I like the fact the ARM instruction set is going to be supported, some very low power chips those!

a lot of what was i saw has not really made me go wow, just oh right you guys are finally going to be doing that too…
It looked pretty cool to me - whether they are catching up or not.

If the embedded video doesn't work for you, try:
http://www.youtube.com/watch?v=p92QfWOw88I
This is a really big change, I don't know if i want my start menu to be hidden from me…

Though i'm glad they've decided to take risks!
Bring back Xtree I say.
Blackmage
This is a really big change, I don't know if i want my start menu to be hidden from me…

Though i'm glad they've decided to take risks!

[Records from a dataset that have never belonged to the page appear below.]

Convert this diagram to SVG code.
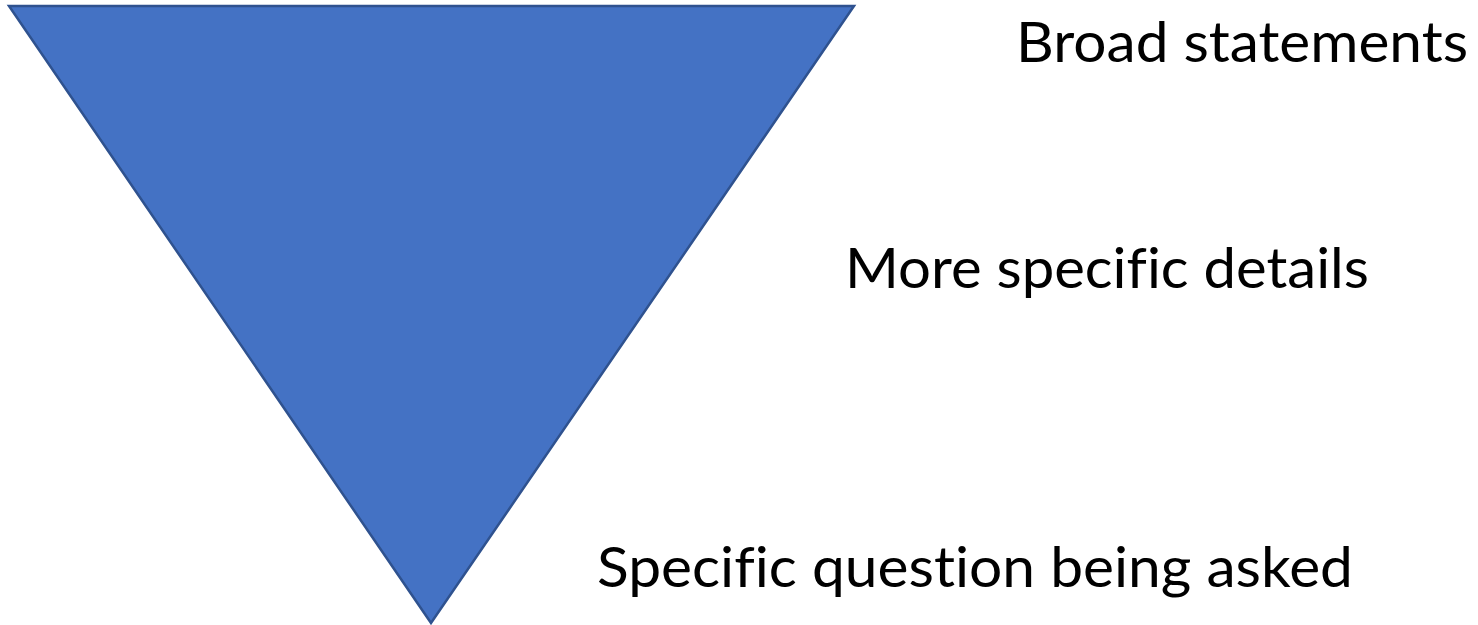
<svg xmlns="http://www.w3.org/2000/svg" width="1478" height="625" viewBox="0 0 1478 625">
<style>
.lbl{font-family:"Lato","Open Sans","Liberation Sans",sans-serif;font-size:56px;fill:#000;font-variant-ligatures:none}
.tri{fill:#4472C4;stroke:#2F528F;stroke-width:2.5;stroke-linejoin:miter}
</style>
<rect width="1478" height="625" fill="#ffffff"/>
<g id="funnel">
<polygon class="tri" points="9,6 854,6 431,623"/>
</g>
<g id="connectors"></g>
<g id="label-broad">
<text class="lbl" x="1016" y="62" textLength="452" lengthAdjust="spacingAndGlyphs">Broad statements</text>
</g>
<g id="label-more">
<text class="lbl" x="845" y="288" textLength="524" lengthAdjust="spacingAndGlyphs">More specific details</text>
</g>
<g id="label-specific">
<text class="lbl" x="597" y="587" textLength="756" lengthAdjust="spacingAndGlyphs">Specific question being asked</text>
</g>
</svg>
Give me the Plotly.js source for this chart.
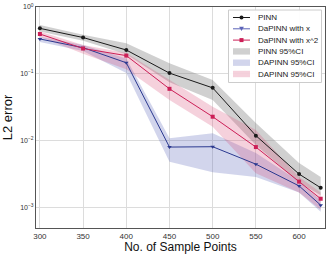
<!DOCTYPE html>
<html>
<head>
<meta charset="utf-8">
<script src="https://cdn.plot.ly/plotly-3.0.1.min.js"></script>
<style>html,body{margin:0;padding:0;background:#fff;}#chart{width:327px;height:254px;}</style>
</head>
<body>
<div id="chart"></div>
<script>
const samplePoints = [300, 350, 400, 450, 500, 550, 600, 625];

const pinn      = [0.48, 0.35, 0.228, 0.103, 0.062, 0.012, 0.0032, 0.0020];
const dapinnX   = [0.333, 0.247, 0.147, 0.0081, 0.0082, 0.0045, 0.00213, 0.0011];
const dapinnX2  = [0.395, 0.24, 0.188, 0.060, 0.023, 0.0081, 0.00247, 0.00137];

const pinnUpper     = [0.54, 0.386, 0.287, 0.145, 0.081, 0.0185, 0.0047, 0.0029];
const pinnLower     = [0.43, 0.314, 0.197, 0.075, 0.041, 0.0087, 0.0024, 0.00155];
const dapinnXUpper  = [0.36, 0.27, 0.17, 0.011, 0.013, 0.0066, 0.0025, 0.0013];
const dapinnXLower  = [0.30, 0.22, 0.103, 0.0049, 0.0034, 0.0029, 0.0017, 0.00088];
const dapinnX2Upper = [0.43, 0.27, 0.205, 0.081, 0.0325, 0.0146, 0.0029, 0.0017];
const dapinnX2Lower = [0.36, 0.20, 0.118, 0.041, 0.0163, 0.0033, 0.0017, 0.00094];

const lineNames = ['PINN', 'DaPINN with x', 'DaPINN with x^2'];
const bandNames = ['PINN 95%CI', 'DAPINN 95%CI', 'DAPINN 95%CI'];

const yTickVals = [0.001, 0.01, 0.1, 1];
const yTickText = ['10<sup>−3</sup>', '10<sup>−2</sup>', '10<sup>−1</sup>', '10<sup>0</sup>'];
const xTickVals = [300, 350, 400, 450, 500, 550, 600];

const lineColors = ['#1a1a1a', '#2b3990', '#cc1f57'];
const legendLineColors = ['#1a1a1a', '#5b63b8', '#cc1f57'];
const bandColors = ['rgba(120,120,120,0.35)', 'rgba(95,105,185,0.28)', 'rgba(215,70,115,0.25)'];
const symbols = ['circle', 'triangle-down', 'square'];

function band(name, upper, lower, color) {
  return {
    x: samplePoints.concat(samplePoints.slice().reverse()),
    y: upper.concat(lower.slice().reverse()),
    type: 'scatter', mode: 'lines', fill: 'toself',
    fillcolor: color, line: {width: 0}, name: name, hoverinfo: 'skip'
  };
}
function line(name, y, color, symbol) {
  return {
    x: samplePoints, y: y, type: 'scatter', mode: 'lines+markers', name: name,
    line: {color: color, width: 1},
    marker: {color: color, symbol: symbol, size: 4}
  };
}

const traces = [
  band(bandNames[0], pinnUpper, pinnLower, bandColors[0]),
  band(bandNames[1], dapinnXUpper, dapinnXLower, bandColors[1]),
  band(bandNames[2], dapinnX2Upper, dapinnX2Lower, bandColors[2]),
  line(lineNames[0], pinn, lineColors[0], symbols[0]),
  line(lineNames[1], dapinnX, lineColors[1], symbols[1]),
  line(lineNames[2], dapinnX2, lineColors[2], symbols[2])
];

// ---- hand-built compact legend (Plotly's native legend rows are too tall) ----
const M = {l: 36, r: 2, t: 7, b: 26};
const PW = 327 - M.l - M.r, PH = 254 - M.t - M.b;
const px = x => (x - M.l) / PW;
const py = y => (M.t + PH - y) / PH;

const shapes = [];
const annotations = [];
shapes.push({type: 'rect', xref: 'paper', yref: 'paper', layer: 'above',
  x0: px(228.5), x1: px(321.5), y0: py(82.5), y1: py(10),
  fillcolor: 'rgba(255,255,255,0.92)', line: {color: '#cccccc', width: 1}});

const rowY0 = 17.5, rowStep = 11.3;
const symX0 = 233, symX1 = 250, symXC = 241.5, textX = 256;
const allNames = lineNames.concat(bandNames);
allNames.forEach((nm, i) => {
  const yc = rowY0 + i * rowStep;
  if (i < 3) {
    const c = legendLineColors[i];
    shapes.push({type: 'line', xref: 'paper', yref: 'paper', layer: 'above',
      x0: px(symX0), x1: px(symX1), y0: py(yc), y1: py(yc), line: {color: c, width: 1}});
    if (symbols[i] === 'circle') {
      shapes.push({type: 'circle', xref: 'paper', yref: 'paper', layer: 'above',
        x0: px(symXC - 2), x1: px(symXC + 2), y0: py(yc + 2), y1: py(yc - 2),
        fillcolor: c, line: {width: 0}});
    } else if (symbols[i] === 'square') {
      shapes.push({type: 'rect', xref: 'paper', yref: 'paper', layer: 'above',
        x0: px(symXC - 2), x1: px(symXC + 2), y0: py(yc + 2), y1: py(yc - 2),
        fillcolor: c, line: {width: 0}});
    } else {
      const a = [px(symXC - 2.4), py(yc - 2)], b = [px(symXC + 2.4), py(yc - 2)], d = [px(symXC), py(yc + 2.2)];
      shapes.push({type: 'path', xref: 'paper', yref: 'paper', layer: 'above',
        path: `M${a[0]},${a[1]} L${b[0]},${b[1]} L${d[0]},${d[1]} Z`,
        fillcolor: c, line: {width: 0}});
    }
  } else {
    shapes.push({type: 'rect', xref: 'paper', yref: 'paper', layer: 'above',
      x0: px(symX0), x1: px(symX1), y0: py(yc + 3.2), y1: py(yc - 3.2),
      fillcolor: bandColors[i - 3], line: {width: 0}});
  }
  annotations.push({xref: 'paper', yref: 'paper', x: px(textX), y: py(yc),
    xanchor: 'left', yanchor: 'middle', showarrow: false, text: nm,
    font: {size: 8, color: '#222'}});
});

const layout = {
  width: 327, height: 254,
  margin: M,
  paper_bgcolor: '#fff', plot_bgcolor: '#fff',
  font: {family: 'Liberation Sans, Arial, sans-serif', color: '#222'},
  showlegend: false,
  xaxis: {
    range: [295.5, 630], tickvals: xTickVals, ticks: '',
    showgrid: true, gridcolor: '#dcdcdc', gridwidth: 1,
    showline: true, linecolor: '#555', linewidth: 1, mirror: true,
    zeroline: false, tickfont: {size: 8, color: '#333'},
    title: {text: 'No. of Sample Points', font: {size: 12, color: '#111'}, standoff: 2}
  },
  yaxis: {
    type: 'log', range: [-3.3, 0], tickvals: yTickVals, ticktext: yTickText, ticks: '',
    showgrid: true, gridcolor: '#dcdcdc', gridwidth: 1,
    showline: true, linecolor: '#555', linewidth: 1, mirror: true,
    zeroline: false, tickfont: {size: 7, color: '#333'},
    title: {text: 'L2 error', font: {size: 13, color: '#111'}, standoff: 4}
  },
  shapes: shapes,
  annotations: annotations
};

Plotly.newPlot('chart', traces, layout, {displayModeBar: false, staticPlot: true});
</script>
</body>
</html>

It all looks optional. They showed a standard Windows 7-style desktop, so I'd be staggered if one wouldn't be available by default. They're not going to alienate the desktop/workstation market to just to accommodate tablets - it would be commercial suicide.

I have to say, this looks good, though I'm a touch apprehensive. I was thinking the other day how good it would be to have an Active Desktop that people actually wanted - a Windows Phone/smartphone sort of interface with tiles or actual widgets as the desktop, rather than a flat wallpaper with some little icons on it. The Vista/7 widgets just didn't cut it - they looked, and probably were an afterthought - seldom viewable if you were in an application and with little in the way of real use outside of an application. It looks like Win8 could go some way to rectify that. It wouldn't be as good if it was a clear-cut touchscreen interface or keyboard/mouse interface, so hopefully they've managed to make it flexible and customisable (in the sense that you can get the interface you want, rather than just the one they think you want).

All the ingredients are there for them to give the GUI a complete overhaul. I think the time's right and Windows needs a bit of an kick up the backside. Let's hope it actually works in reality.